Ricordo una partita di una noia mortale. Ricordo i tempi morti, i ritmi bassi, il tempo che non passava mai, i colpi di sonno. Ricordo una partita tra due squadre paranoiche e mosse solo dalla paura di perdere. Ricordo una delle partite più brutte viste allo stadio in vita mia. Era Bologna-Empoli ed era la prima partita di Thiago Motta sulla panchina rossoblù dopo l’esonero di Sinisa Mihajilovic. La squadra prese due traverse, Orsolini giocò in maniera frustrante e Bandinelli in contropiede regalò la vittoria all’Empoli.
Uscendo dallo stadio non sapevamo cosa pensare. Si era capito: il Bologna voleva costruire qualcosa ma non era molto chiaro cosa. Si era schierata a 4 in difesa e aveva provato ad alzare il baricentro e a stare in campo in maniera meno disperata. I giocatori si passavano la palla con l’attenzione di chi non è abituato a farlo: come se si stessero effettivamente passando quella palla per la prima volta nella loro vita, decifrando una coreografia sconosciuta.

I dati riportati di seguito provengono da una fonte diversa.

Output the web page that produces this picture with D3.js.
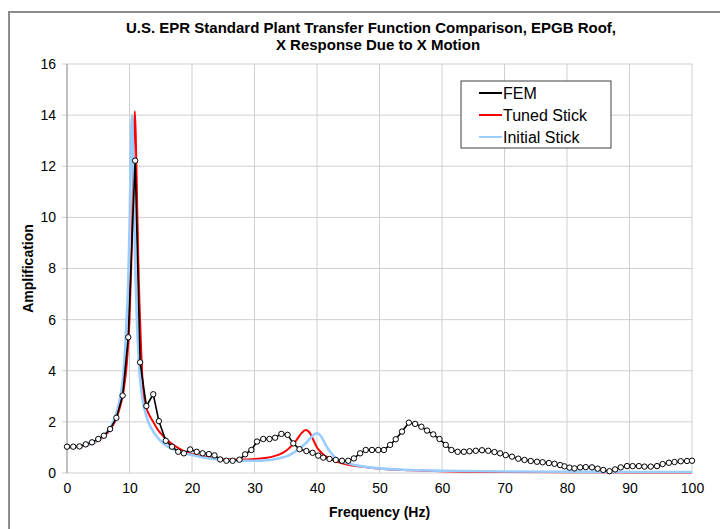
<!DOCTYPE html>
<html>
<head>
<meta charset="utf-8">
<script src="https://cdn.jsdelivr.net/npm/d3@7"></script>
<style>
  body { margin: 0; background: #fff; }
  text { font-family: "Liberation Sans", Arial, sans-serif; }
</style>
</head>
<body>
<script>
// FEM transfer function
let femFreq = [0, 1, 2, 3, 4, 5, 5.9, 6.9, 7.9, 8.9, 9.8, 10.9, 11.7, 12.7, 13.8, 14.7, 15.8, 16.8, 17.8, 18.7,
  19.7, 20.75, 21.7, 22.7, 23.6, 24.5, 25.5, 26.5, 27.6, 28.5, 29.5, 30.4, 31.4, 32.4, 33.3, 34.3, 35.3, 36.2, 37.2, 38.3,
  39.3, 40.2, 41, 42, 43, 44, 45, 45.9, 46.9, 47.8, 48.8, 49.8, 50.7, 51.7, 52.6, 53.6, 54.7, 55.7, 56.7, 57.6,
  58.6, 59.6, 60.6, 61.5, 62.5, 63.5, 64.4, 65.4, 66.4, 67.4, 68.4, 69.3, 70.2, 71.2, 72.2, 73.2, 74.2, 75.2, 76.1, 77.1,
  78, 78.9, 79.6, 80.4, 81.2, 82.1, 83, 84, 84.9, 85.8, 86.8, 87.7, 88.6, 89.6, 90.5, 91.5, 92.4, 93.4, 94.4, 95.3,
  96.3, 97.2, 98.2, 99.2, 100];
let femAmp = [1.03, 1.03, 1.04, 1.12, 1.2, 1.33, 1.46, 1.72, 2.16, 3.03, 5.31, 12.22, 4.33, 2.62, 3.08, 2.03, 1.26, 1.03, 0.83, 0.77,
  0.92, 0.83, 0.77, 0.74, 0.69, 0.53, 0.48, 0.48, 0.52, 0.73, 0.9, 1.23, 1.33, 1.33, 1.38, 1.53, 1.49, 1.16, 0.93, 0.86,
  0.79, 0.68, 0.6, 0.55, 0.51, 0.48, 0.48, 0.57, 0.77, 0.9, 0.9, 0.9, 0.9, 1.1, 1.32, 1.62, 1.97, 1.92, 1.81, 1.66,
  1.51, 1.33, 1.1, 0.9, 0.83, 0.83, 0.85, 0.87, 0.89, 0.87, 0.82, 0.77, 0.7, 0.64, 0.56, 0.51, 0.47, 0.44, 0.42, 0.39,
  0.36, 0.31, 0.26, 0.21, 0.18, 0.22, 0.23, 0.22, 0.17, 0.12, 0.07, 0.14, 0.22, 0.27, 0.27, 0.27, 0.25, 0.25, 0.27, 0.35,
  0.4, 0.43, 0.46, 0.47, 0.48];

// Tuned stick model
let tunedFreq = [0, 2, 4, 5, 6, 7, 8, 8.5, 9, 9.5, 10, 10.3, 10.5, 10.7, 10.85, 11, 11.2, 11.4, 11.6, 11.8,
  12, 12.2, 12.5, 13, 13.8, 14.5, 15, 16, 17, 18, 19, 20, 22, 24, 26, 28, 30, 31, 32, 33,
  34, 35, 36, 36.75, 37.5, 38.2, 38.9, 39.5, 40, 40.5, 41, 42, 43, 44, 45, 47, 50, 55, 60, 70,
  80, 90, 100];
let tunedAmp = [1, 1.03, 1.15, 1.28, 1.45, 1.72, 2.2, 2.6, 3.15, 4.1, 6, 8.3, 10.5, 13.2, 14.15, 13.2, 10.8, 8.4, 6.6, 5.2,
  4, 3.2, 2.7, 2.35, 2, 1.7, 1.55, 1.3, 1.1, 0.95, 0.82, 0.74, 0.65, 0.58, 0.54, 0.53, 0.55, 0.57, 0.6, 0.65,
  0.73, 0.86, 1.08, 1.3, 1.55, 1.68, 1.55, 1.25, 1, 0.85, 0.72, 0.57, 0.46, 0.38, 0.32, 0.25, 0.17, 0.11, 0.07, 0.04,
  0.03, 0.02, 0.02];

// Initial stick model
let initFreq = [0, 2, 4, 5, 6, 7, 8, 8.5, 9, 9.5, 9.8, 10, 10.2, 10.4, 10.6, 10.8, 11, 11.3, 11.6, 12,
  12.5, 13, 14, 15, 16, 17, 18, 19, 20, 22, 24, 26, 28, 30, 32, 33, 34, 35, 36, 37,
  38, 39, 39.6, 40.1, 40.6, 41, 41.5, 42.1, 43.1, 44.2, 45.5, 47, 50, 55, 60, 70, 80, 90, 100];
let initAmp = [1, 1.04, 1.17, 1.3, 1.5, 1.8, 2.4, 2.95, 3.8, 5.8, 7.5, 9.5, 12.3, 14, 12.2, 9.5, 7.4, 5.3, 4, 3,
  2.4, 2, 1.55, 1.25, 1.05, 0.93, 0.83, 0.76, 0.7, 0.6, 0.54, 0.5, 0.48, 0.48, 0.5, 0.53, 0.58, 0.64, 0.76, 0.92,
  1.12, 1.38, 1.52, 1.55, 1.45, 1.29, 1.05, 0.83, 0.57, 0.44, 0.34, 0.27, 0.18, 0.12, 0.09, 0.06, 0.05, 0.04, 0.04];

let xTicks = [0, 10, 20, 30, 40, 50, 60, 70, 80, 90, 100];
let yTicks = [0, 2, 4, 6, 8, 10, 12, 14, 16];

let series = [
  { name: 'FEM', color: '#000000', width: 1.6 },
  { name: 'Tuned Stick', color: '#ff0000', width: 2 },
  { name: 'Initial Stick', color: '#99ccff', width: 2.6 }
];

let width = 720, height = 529;
let margin = { top: 64, bottom: 56, left: 67, right: 28 };

let svg = d3.select('body')
  .append('svg')
  .attr('width', width)
  .attr('height', height);

// outer frame
svg.append('rect')
  .attr('x', 9).attr('y', 12)
  .attr('width', 720).attr('height', 530)
  .attr('fill', 'none')
  .attr('stroke', '#8c8c8c')
  .attr('stroke-width', 2);

let x = d3.scaleLinear().domain([0, 100]).range([margin.left, width - margin.right]);
let y = d3.scaleLinear().domain([0, 16]).range([height - margin.bottom, margin.top]);

// grid
svg.append('g')
  .selectAll('line.v')
  .data(xTicks)
  .enter().append('line')
  .attr('x1', d => x(d)).attr('x2', d => x(d))
  .attr('y1', y(0)).attr('y2', y(16))
  .attr('stroke', '#cfcfcf');

svg.append('g')
  .selectAll('line.h')
  .data(yTicks)
  .enter().append('line')
  .attr('x1', x(0) - 5).attr('x2', x(100))
  .attr('y1', d => y(d)).attr('y2', d => y(d))
  .attr('stroke', '#cfcfcf');

svg.append('line')
  .attr('x1', x(0)).attr('x2', x(0))
  .attr('y1', y(0)).attr('y2', y(16))
  .attr('stroke', '#9a9a9a');

// axes labels
let yAxis = svg.append('g')
  .attr('transform', `translate(${x(0)},0)`)
  .call(d3.axisLeft(y).tickValues(yTicks).tickSize(0).tickPadding(11));
yAxis.select('.domain').remove();
yAxis.selectAll('text').style('font-size', '14px').style('font-family', '"Liberation Sans", Arial, sans-serif');

let xAxis = svg.append('g')
  .attr('transform', `translate(0,${y(0)})`)
  .call(d3.axisBottom(x).tickValues(xTicks).tickSize(0).tickPadding(10));
xAxis.select('.domain').remove();
xAxis.selectAll('text').style('font-size', '14px').style('font-family', '"Liberation Sans", Arial, sans-serif');

// lines
let line = d3.line().x(d => x(d[0])).y(d => y(d[1]));

let initPts = d3.zip(initFreq, initAmp);
let tunedPts = d3.zip(tunedFreq, tunedAmp);
let femPts = d3.zip(femFreq, femAmp);

svg.append('path').datum(tunedPts)
  .attr('d', line.curve(d3.curveMonotoneX))
  .attr('fill', 'none').attr('stroke', series[1].color).attr('stroke-width', series[1].width);

svg.append('path').datum(initPts)
  .attr('d', line.curve(d3.curveMonotoneX))
  .attr('fill', 'none').attr('stroke', series[2].color).attr('stroke-width', series[2].width);

svg.append('path').datum(femPts)
  .attr('d', line.curve(d3.curveLinear))
  .attr('fill', 'none').attr('stroke', series[0].color).attr('stroke-width', series[0].width);

svg.append('g')
  .selectAll('circle')
  .data(femPts)
  .enter().append('circle')
  .attr('cx', d => x(d[0]))
  .attr('cy', d => y(d[1]))
  .attr('r', 2.7)
  .attr('fill', '#fff')
  .attr('stroke', '#000')
  .attr('stroke-width', 1);

// titles
svg.append('text')
  .attr('x', 371).attr('y', 33)
  .attr('text-anchor', 'middle')
  .style('font-size', '15px').style('font-weight', 'bold')
  .text('U.S. EPR Standard Plant Transfer Function Comparison, EPGB Roof,');
svg.append('text')
  .attr('x', 378).attr('y', 50)
  .attr('text-anchor', 'middle')
  .style('font-size', '15px').style('font-weight', 'bold')
  .text('X Response Due to X Motion');

svg.append('text')
  .attr('x', x(50)).attr('y', 517)
  .attr('text-anchor', 'middle')
  .style('font-size', '14px').style('font-weight', 'bold')
  .text('Frequency (Hz)');

svg.append('text')
  .attr('transform', `translate(33,${y(8)}) rotate(-90)`)
  .attr('text-anchor', 'middle')
  .style('font-size', '14px').style('font-weight', 'bold')
  .text('Amplification');

// legend
let legend = svg.append('g').attr('transform', 'translate(461,81)');
legend.append('rect')
  .attr('width', 150).attr('height', 67)
  .attr('fill', '#fff')
  .attr('stroke', '#404040');
let item = legend.selectAll('g.item')
  .data(series)
  .enter().append('g')
  .attr('transform', (d, i) => `translate(0,${12 + i * 22})`);
item.append('line')
  .attr('x1', 18).attr('x2', 41)
  .attr('stroke', d => d.color).attr('stroke-width', 2);
item.append('text')
  .attr('x', 42).attr('y', 6)
  .style('font-size', '16px')
  .text(d => d.name);
</script>
</body>
</html>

Ripenso a quella partita perché è difficile sovrapporre l’immagine di quel Bologna a quello che diventerà poi. Associare quella squadra rigida, sterile e noiosa a quella libera e leggera che incanterà il campionato più o meno un anno dopo: la fluidità, gli scambi di posizione, i gol segnati dopo azioni da 35 passaggi. Usciti quel giorno dallo stadio le persone si domandavano per quale motivo seguissero il calcio, mentre quello gli stava per regalare una delle più grandi gioie della loro vita da tifosi. Dovevano aspettare solo un anno e mezzo.
Mi torna in mente quella partita adesso che la Juventus sembra giocare ingabbiata dentro una camicia di forza, e guardare le sue partite rappresenta un esercizio contemplativo. Una squadra che è diventata una sfarzosa macchina da zero a zero.